Llewellyn Harry Gould (died 1974), generally known as Harry Gould, was a prominent Australian communist, best known as editor of the Tribune, the official organ of the Communist Party of Australia (CPA).
Gould, who may have been of Jewish descent,[1] was educated at Dublin University.
He joined the Communist Party in 1934.By 1937 he was in Sydney working as a Workers' Educational Association (WEA) lecturer.
Gould was editor of the Workers' Weekly and its successor Tribune.
In July 1941 Gould was jailed for 40 days on the basis of WEA material found on a table at the Bondi School of Arts.[2]
He was appointed manager of Forward which acknowledged its communist affiliation in 1942, when it became a partial replacement for the (banned) Tribune.
In preparation for the CPA being declared illegal, he bought a printing press, which was brought into operation as Tribune's press in 1942.

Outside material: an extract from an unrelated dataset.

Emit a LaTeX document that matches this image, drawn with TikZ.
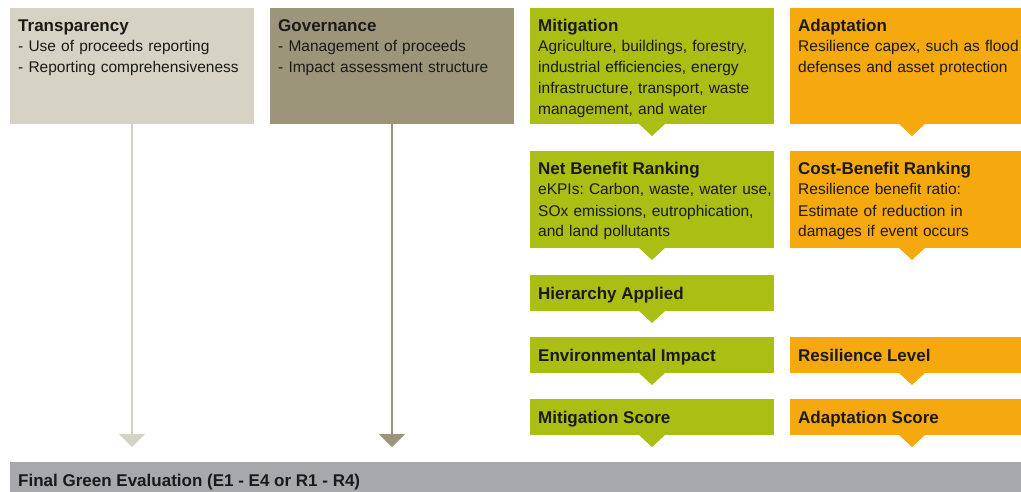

He was jailed for three months for membership of the CPA, and despite increasing disillusionment with the party in Moscow, retained his membership to the end. He began writing a book about his disappointment, but was killed in a car accident before it was completed.[3]
Gould married Diana Maud Reeve in Sydney in 1937. She was a prominent communist, and a regular speaker at "Speakers' corner" in Sydney's Domain.[4] She remained a member and regular contributor until at least 1990.[5] The Tribune ceased publication on 3 April 1991.[6]